Second, the message: I get Sean Malone‘s point, I really do. You could walk out of there with the “everyone’s special” and team nonsense, but not if you’re really paying attention. Everything that *worked* to keep people free in that movie was a result of the messy, crazy, patch it together imperfections of decentralized, creative human action. There is NO doubt that the enemy is centralization, regimentation, and The Plan. It is a case for the dynamic and messy over the static and (on the surface) perfect. THAT is the case for the market. What matters is whether stuff works, and it works in messy, imperfect, weird, wacky, wonderful, Jeffrey Tucker-like ways. It was a largely right on tribute to the power of spontaneous order asJohn Papola has argued. In the end, the message is NOT top-down teamwork, but bottom-up comparative advantage and the power of imperfection.

Yes, it’s “Lord Business,” but, again, if you’re only paying a hair of attention, it’s clear that it is the state. They have cops and jails and all the rest. For all its silliness, the heroes live in the My Little Pony version of Galt’s Gulch (“no government”) and that’s where stuff gets done – no one needs instructions there. So yeah, I wish the bad guy had a different name, but that didn’t obscure, for me, the message. Sean’s fear is real, but I think it fades in comparison to the more congenial message for anyone who is really paying attention (and maybe people aren’t…).

International Irish-American sexpot and writer/drector of the new documentary No Van’s Land Sean Malone says Nay:

To all my libertarian/anarchist friends who are joyously extolling the “libertarian” themes in the LEGO Movie. You all need to take one gigantic step back and try to think about the lessons that people who aren’t already libertarians will *ACTUALLY* get from the film.
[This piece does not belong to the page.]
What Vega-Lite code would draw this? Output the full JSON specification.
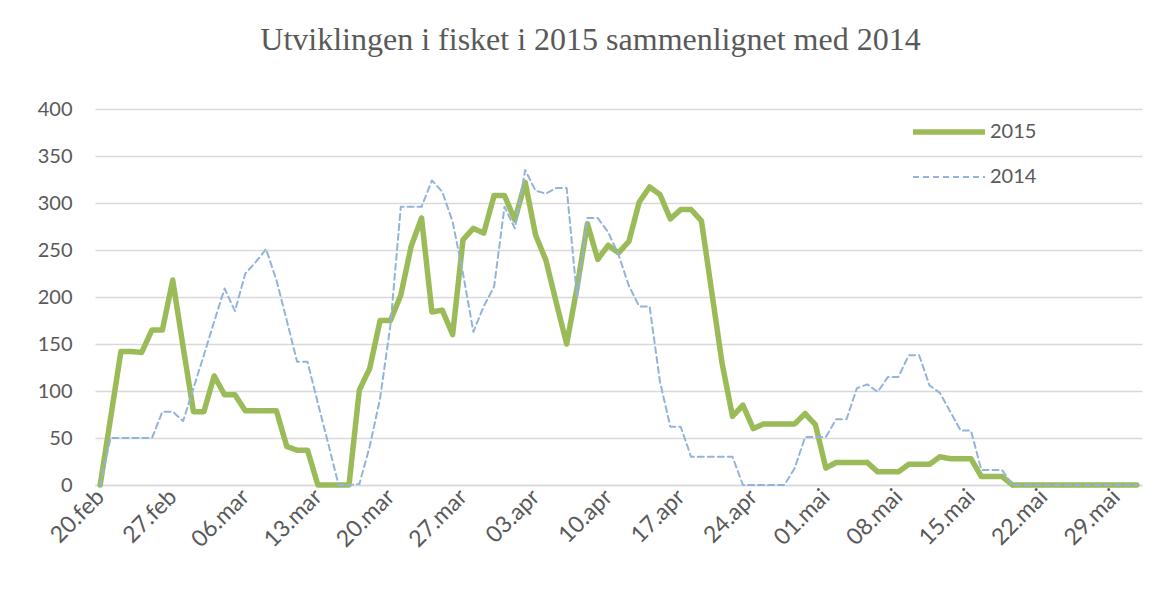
{
  "$schema": "https://vega.github.io/schema/vega-lite/v6.json",
  "autosize": {"type": "none"},
  "padding": {"left": 95, "top": 109, "right": 25, "bottom": 107},
  "width": 1047,
  "height": 376,
  "background": "white",
  "title": {
    "text": "Utviklingen i fisket i 2015 sammenlignet med 2014",
    "font": "Liberation Serif",
    "fontSize": 32,
    "fontWeight": "normal",
    "color": "#595959",
    "anchor": "middle",
    "baseline": "alphabetic",
    "dx": -28,
    "offset": 17
  },
  "data": {
    "values": [
      {"date": "2015-02-20", "2015": 0, "2014": 0},
      {"date": "2015-02-21", "2015": 71, "2014": 50},
      {"date": "2015-02-22", "2015": 142, "2014": 50},
      {"date": "2015-02-23", "2015": 142, "2014": 50},
      {"date": "2015-02-24", "2015": 141, "2014": 50},
      {"date": "2015-02-25", "2015": 165, "2014": 50},
      {"date": "2015-02-26", "2015": 165, "2014": 78},
      {"date": "2015-02-27", "2015": 218, "2014": 78},
      {"date": "2015-02-28", "2015": 147, "2014": 68},
      {"date": "2015-03-01", "2015": 78, "2014": 103},
      {"date": "2015-03-02", "2015": 78, "2014": 138},
      {"date": "2015-03-03", "2015": 116, "2014": 174},
      {"date": "2015-03-04", "2015": 96, "2014": 209},
      {"date": "2015-03-05", "2015": 96, "2014": 185},
      {"date": "2015-03-06", "2015": 79, "2014": 225},
      {"date": "2015-03-07", "2015": 79, "2014": 237},
      {"date": "2015-03-08", "2015": 79, "2014": 251},
      {"date": "2015-03-09", "2015": 79, "2014": 218},
      {"date": "2015-03-10", "2015": 41, "2014": 175},
      {"date": "2015-03-11", "2015": 37, "2014": 131},
      {"date": "2015-03-12", "2015": 37, "2014": 131},
      {"date": "2015-03-13", "2015": 0, "2014": 87},
      {"date": "2015-03-14", "2015": 0, "2014": 44},
      {"date": "2015-03-15", "2015": 0, "2014": 0},
      {"date": "2015-03-16", "2015": 0, "2014": 0},
      {"date": "2015-03-17", "2015": 101, "2014": 1},
      {"date": "2015-03-18", "2015": 124, "2014": 41},
      {"date": "2015-03-19", "2015": 175, "2014": 92},
      {"date": "2015-03-20", "2015": 175, "2014": 170},
      {"date": "2015-03-21", "2015": 202, "2014": 296},
      {"date": "2015-03-22", "2015": 254, "2014": 296},
      {"date": "2015-03-23", "2015": 284, "2014": 296},
      {"date": "2015-03-24", "2015": 184, "2014": 324},
      {"date": "2015-03-25", "2015": 186, "2014": 312},
      {"date": "2015-03-26", "2015": 160, "2014": 280},
      {"date": "2015-03-27", "2015": 261, "2014": 225},
      {"date": "2015-03-28", "2015": 273, "2014": 163},
      {"date": "2015-03-29", "2015": 268, "2014": 190},
      {"date": "2015-03-30", "2015": 308, "2014": 211},
      {"date": "2015-03-31", "2015": 308, "2014": 296},
      {"date": "2015-04-01", "2015": 282, "2014": 273},
      {"date": "2015-04-02", "2015": 322, "2014": 335},
      {"date": "2015-04-03", "2015": 266, "2014": 313},
      {"date": "2015-04-04", "2015": 239, "2014": 310},
      {"date": "2015-04-05", "2015": 194, "2014": 316},
      {"date": "2015-04-06", "2015": 150, "2014": 316},
      {"date": "2015-04-07", "2015": 210, "2014": 200},
      {"date": "2015-04-08", "2015": 278, "2014": 284},
      {"date": "2015-04-09", "2015": 240, "2014": 284},
      {"date": "2015-04-10", "2015": 255, "2014": 269},
      {"date": "2015-04-11", "2015": 247, "2014": 245},
      {"date": "2015-04-12", "2015": 259, "2014": 212},
      {"date": "2015-04-13", "2015": 301, "2014": 190},
      {"date": "2015-04-14", "2015": 317, "2014": 190},
      {"date": "2015-04-15", "2015": 309, "2014": 110},
      {"date": "2015-04-16", "2015": 283, "2014": 62},
      {"date": "2015-04-17", "2015": 293, "2014": 62},
      {"date": "2015-04-18", "2015": 293, "2014": 30},
      {"date": "2015-04-19", "2015": 281, "2014": 30},
      {"date": "2015-04-20", "2015": 205, "2014": 30},
      {"date": "2015-04-21", "2015": 129, "2014": 30},
      {"date": "2015-04-22", "2015": 73, "2014": 30},
      {"date": "2015-04-23", "2015": 85, "2014": 0},
      {"date": "2015-04-24", "2015": 60, "2014": 0},
      {"date": "2015-04-25", "2015": 65, "2014": 0},
      {"date": "2015-04-26", "2015": 65, "2014": 0},
      {"date": "2015-04-27", "2015": 65, "2014": 0},
      {"date": "2015-04-28", "2015": 65, "2014": 18},
      {"date": "2015-04-29", "2015": 76, "2014": 51},
      {"date": "2015-04-30", "2015": 64, "2014": 51},
      {"date": "2015-05-01", "2015": 18, "2014": 51},
      {"date": "2015-05-02", "2015": 24, "2014": 70},
      {"date": "2015-05-03", "2015": 24, "2014": 70},
      {"date": "2015-05-04", "2015": 24, "2014": 103},
      {"date": "2015-05-05", "2015": 24, "2014": 107},
      {"date": "2015-05-06", "2015": 14, "2014": 99},
      {"date": "2015-05-07", "2015": 14, "2014": 115},
      {"date": "2015-05-08", "2015": 14, "2014": 115},
      {"date": "2015-05-09", "2015": 22, "2014": 138},
      {"date": "2015-05-10", "2015": 22, "2014": 138},
      {"date": "2015-05-11", "2015": 22, "2014": 106},
      {"date": "2015-05-12", "2015": 30, "2014": 98},
      {"date": "2015-05-13", "2015": 28, "2014": 78},
      {"date": "2015-05-14", "2015": 28, "2014": 58},
      {"date": "2015-05-15", "2015": 28, "2014": 58},
      {"date": "2015-05-16", "2015": 9, "2014": 16},
      {"date": "2015-05-17", "2015": 9, "2014": 16},
      {"date": "2015-05-18", "2015": 9, "2014": 16},
      {"date": "2015-05-19", "2015": 0, "2014": 0},
      {"date": "2015-05-20", "2015": 0, "2014": 0},
      {"date": "2015-05-21", "2015": 0, "2014": 0},
      {"date": "2015-05-22", "2015": 0, "2014": 0},
      {"date": "2015-05-23", "2015": 0, "2014": 0},
      {"date": "2015-05-24", "2015": 0, "2014": 0},
      {"date": "2015-05-25", "2015": 0, "2014": 0},
      {"date": "2015-05-26", "2015": 0, "2014": 0},
      {"date": "2015-05-27", "2015": 0, "2014": 0},
      {"date": "2015-05-28", "2015": 0, "2014": 0},
      {"date": "2015-05-29", "2015": 0, "2014": 0},
      {"date": "2015-05-30", "2015": 0, "2014": 0},
      {"date": "2015-05-31", "2015": 0, "2014": 0}
    ]
  },
  "transform": [
    {"fold": ["2015", "2014"], "as": ["series", "value"]}
  ],
  "mark": {"type": "line", "strokeJoin": "round", "strokeCap": "round"},
  "encoding": {
    "x": {
      "field": "date",
      "type": "temporal",
      "scale": {
        "type": "utc",
        "domain": [
          {"year": 2015, "month": 2, "date": 19, "hours": 12, "utc": true},
          {"year": 2015, "month": 5, "date": 31, "hours": 12, "utc": true}
        ]
      },
      "axis": {
        "title": null,
        "values": [
          {"year": 2015, "month": 2, "date": 20, "utc": true},
          {"year": 2015, "month": 2, "date": 27, "utc": true},
          {"year": 2015, "month": 3, "date": 6, "utc": true},
          {"year": 2015, "month": 3, "date": 13, "utc": true},
          {"year": 2015, "month": 3, "date": 20, "utc": true},
          {"year": 2015, "month": 3, "date": 27, "utc": true},
          {"year": 2015, "month": 4, "date": 3, "utc": true},
          {"year": 2015, "month": 4, "date": 10, "utc": true},
          {"year": 2015, "month": 4, "date": 17, "utc": true},
          {"year": 2015, "month": 4, "date": 24, "utc": true},
          {"year": 2015, "month": 5, "date": 1, "utc": true},
          {"year": 2015, "month": 5, "date": 8, "utc": true},
          {"year": 2015, "month": 5, "date": 15, "utc": true},
          {"year": 2015, "month": 5, "date": 22, "utc": true},
          {"year": 2015, "month": 5, "date": 29, "utc": true}
        ],
        "labelExpr": "utcFormat(datum.value, '%d') + '.' + ['jan','feb','mar','apr','mai','jun'][utcmonth(datum.value)]",
        "labelAngle": -45,
        "labelFont": "Lato",
        "labelFontSize": 23,
        "labelColor": "#595959",
        "labelPadding": 8,
        "labelAlign": "right",
        "labelBaseline": "middle",
        "ticks": false,
        "grid": false,
        "domain": true,
        "domainColor": "#D9D9D9",
        "domainWidth": 1.3,
        "labelOverlap": false
      }
    },
    "y": {
      "field": "value",
      "type": "quantitative",
      "scale": {"domain": [0, 400], "nice": false, "zero": true},
      "axis": {
        "title": null,
        "values": [0, 50, 100, 150, 200, 250, 300, 350, 400],
        "ticks": false,
        "domain": false,
        "grid": true,
        "gridColor": "#D9D9D9",
        "gridWidth": 1.3,
        "labelFont": "Lato",
        "labelFontSize": 20,
        "labelColor": "#595959",
        "labelPadding": 23
      }
    },
    "color": {
      "field": "series",
      "type": "nominal",
      "scale": {"domain": ["2015", "2014"], "range": ["#9BBB59", "#93B3DB"]},
      "legend": {
        "title": null,
        "orient": "none",
        "legendX": 815,
        "legendY": 10,
        "symbolType": "stroke",
        "symbolSize": 5184,
        "clipHeight": 26,
        "rowPadding": 19,
        "labelFont": "Lato",
        "labelFontSize": 20,
        "labelColor": "#595959",
        "labelOffset": 2
      }
    },
    "strokeDash": {
      "field": "series",
      "type": "nominal",
      "scale": {"domain": ["2015", "2014"], "range": [[1, 0], [6, 4]]},
      "legend": null
    },
    "strokeWidth": {
      "field": "series",
      "type": "nominal",
      "scale": {"domain": ["2015", "2014"], "range": [5.5, 2]},
      "legend": null
    }
  },
  "config": {"view": {"stroke": null}}
}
They are not what you think.

The moral lessons are either that business is cold, static, and evil – which is exactly the opposite of what you want them to understand – or that everybody is a special little snowflake, no matter how mediocre they actually are and all you need to do to be the hero is “believe”… Lessons about imagination and spontaneous order do not translate in a way that is at all actually libertarian in nature, just that playtime can be more fun when you don’t follow the instructions.

Y’all need to get a more realistic perspective on how audiences perceive pop culture and art if you hope to learn anything about how to convey this message to people who aren’t already members of the choir.